Sunday, October 11, 2009

[Cryptopopology] Sword in the Darkness by Stephen King

Sword in the Darkness by Stephen King


In late April 1970, horror author Stephen King, then an English student at the University of Maine at Orono, completed work on a novel inspired by the Harrison High books of John Farris and (according to Dissecting Stephen King by Heidi Strengel) Don Robertson's The Greatest Thing Since Sliced Bread and Paradise Falls.

Entitled Sword in the Darkness, it involved a character coping with the suicide of his pregnant sister and the death of his mother.
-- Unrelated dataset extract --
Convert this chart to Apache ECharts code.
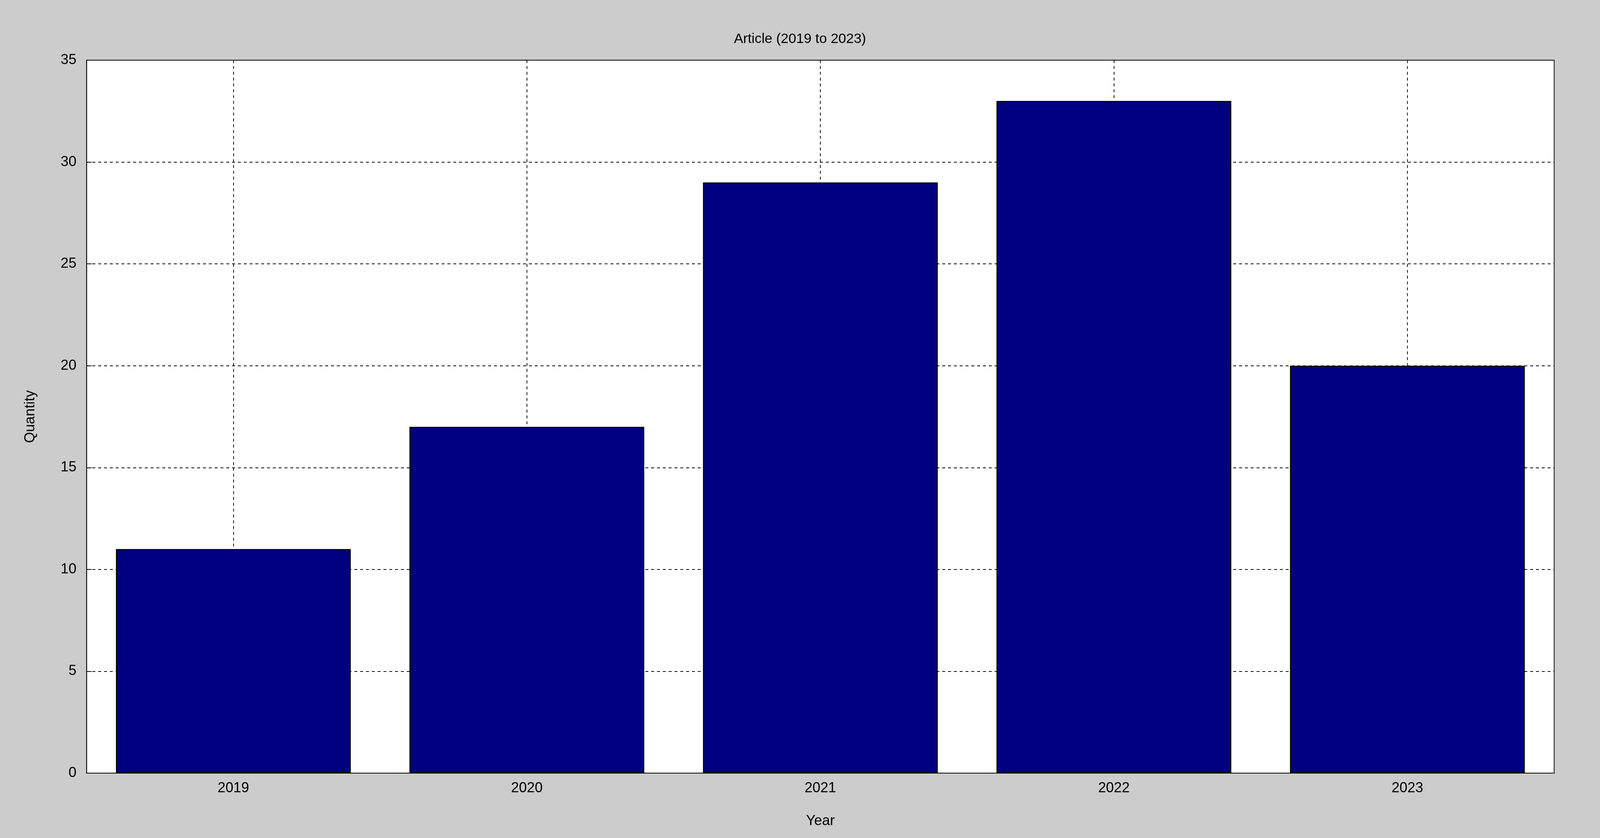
<!DOCTYPE html>
<html><head><meta charset="utf-8">
<script src="https://cdn.jsdelivr.net/npm/echarts@6/dist/echarts.min.js"></script>
<style>html,body{margin:0;padding:0;background:#cccccc;overflow:hidden}#c{width:100vw;height:100vh}</style>
</head><body><div id="c"></div>
<script>
const categories = ['2019','2020','2021','2022','2023'];
const quantities = [11, 17, 29, 33, 20];
const yTicks = [0,5,10,15,20,25,30,35];
const halfSteps = [];
for (let i = 0; i < categories.length * 2 + 1; i++) halfSteps.push(String(i));
const F = 'Liberation Sans, Arial, sans-serif';
const el = document.getElementById('c');
const chart = echarts.init(el);
const s = chart.getWidth() / 4398;
const sh = chart.getHeight() / 2144;
chart.setOption({
  backgroundColor: '#cccccc',
  animation: false,
  title: { text: 'Article (2019 to 2023)', left: 'center', top: 78 * sh,
    textStyle: { fontFamily: F, fontSize: 38 * s, fontWeight: 'normal', color: '#000' } },
  grid: { left: 238 * s, right: 126 * s, top: 154 * sh, bottom: 166 * sh, show: true,
    backgroundColor: '#ffffff', borderColor: '#000', borderWidth: 2 * s },
  xAxis: [{
    type: 'category', data: categories, boundaryGap: true,
    name: 'Year', nameLocation: 'middle', nameGap: 105 * sh,
    nameTextStyle: { fontFamily: F, fontSize: 39 * s, color: '#000' },
    axisLine: { lineStyle: { color: '#000', width: 2 * s } },
    axisTick: { show: true, alignWithLabel: true, inside: true, length: 14 * s, lineStyle: { color: '#000', width: 2 * s } },
    axisLabel: { fontFamily: F, fontSize: 39 * s, color: '#000', margin: 22 * s },
    splitLine: { show: false }
  }, {
    type: 'category', data: halfSteps, boundaryGap: false, position: 'bottom',
    axisLine: { show: false }, axisTick: { show: false }, axisLabel: { show: false },
    splitLine: { show: true, interval: (i) => i % 2 === 1,
      lineStyle: { color: '#000', type: [8 * s, 8 * s], width: 2 * s } }
  }],
  yAxis: {
    type: 'value', min: yTicks[0], max: yTicks[yTicks.length-1], interval: 5,
    name: 'Quantity', nameLocation: 'middle', nameGap: 135 * s, nameRotate: 90,
    nameTextStyle: { fontFamily: F, fontSize: 39 * s, color: '#000' },
    axisLine: { show: true, lineStyle: { color: '#000', width: 2 * s } },
    axisTick: { show: true, inside: true, length: 14 * s, lineStyle: { color: '#000', width: 2 * s } },
    axisLabel: { fontFamily: F, fontSize: 39 * s, color: '#000', margin: 28 * s },
    splitLine: { show: true, lineStyle: { color: '#000', type: [8 * s, 8 * s], width: 2 * s } }
  },
  series: [{
    type: 'bar', data: quantities, xAxisIndex: 0, barWidth: '80%',
    itemStyle: { color: '#000080', borderColor: '#000', borderWidth: 3 * s }
  }]
});
</script></body></html>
Another character, an activist lawyer, inadvertently sparked a race riot after delivering a speech at a local high school.

Even while writing it, King was weary of its merits, and refused to show it to his instructors. In his book On Writing, he wrote:
"Sword in the Darkness seemed very tawdry to me when compared to what my fellow students were trying to achieve; which is why, I suppose, I never brought any of it to class for a critique. The fact that it was also better and somehow truer than all my poems about sexual yearning and post-adolescent angst only made things worse."
George W. Beahm, in Stephen King From A to Z, calls The Sword in the Darkness a "downer tale", and says that the manuscript was represented by Patricia Shartle Myrer of McIntosh and Otis. She advised King that submitting the work
"would do no harm, but it wouldn't do any good. I thought the book was potentially marketable, but not something in 1969 that a publisher would give him an advance on. So I told him they'd read it, tell him it showed great promise...but they wouldn't give an unknown either an advance or a contract."
At least a dozen publishers viewed the manuscript, and each one turned it down. These days, King doesn't seem fit to argue with them, either. He considers it unpublishable, and has no plans for it to ever be released to the public.

The most that we can probably ever hope to see of this novel is the single chapter printed in Stephen King: Uncollected, Unpublished by Rocky Wood, which gives the back-story of a teacher at the high school named Edie Rowsmith. Unfortunately, both the hardcover edition by Cemetery Dance and the paperback edition by Kanrock Publishing are both out-of-print and currently going for a pretty penny, meaning that even this lonely excerpt could be hard to find.

--J/Metro

1 comment:

  1. I would love to be able to read this just because I really enjoying seeing how writers evolve over time, especially when looking at their pre-best seller days. At the same time as a writer I can understand why he would never want people to see this in print. I have stories from my early days that I would love to take a match too, ones that I'm embarrassed to have sent to magazine editors when first starting out on my writing journey.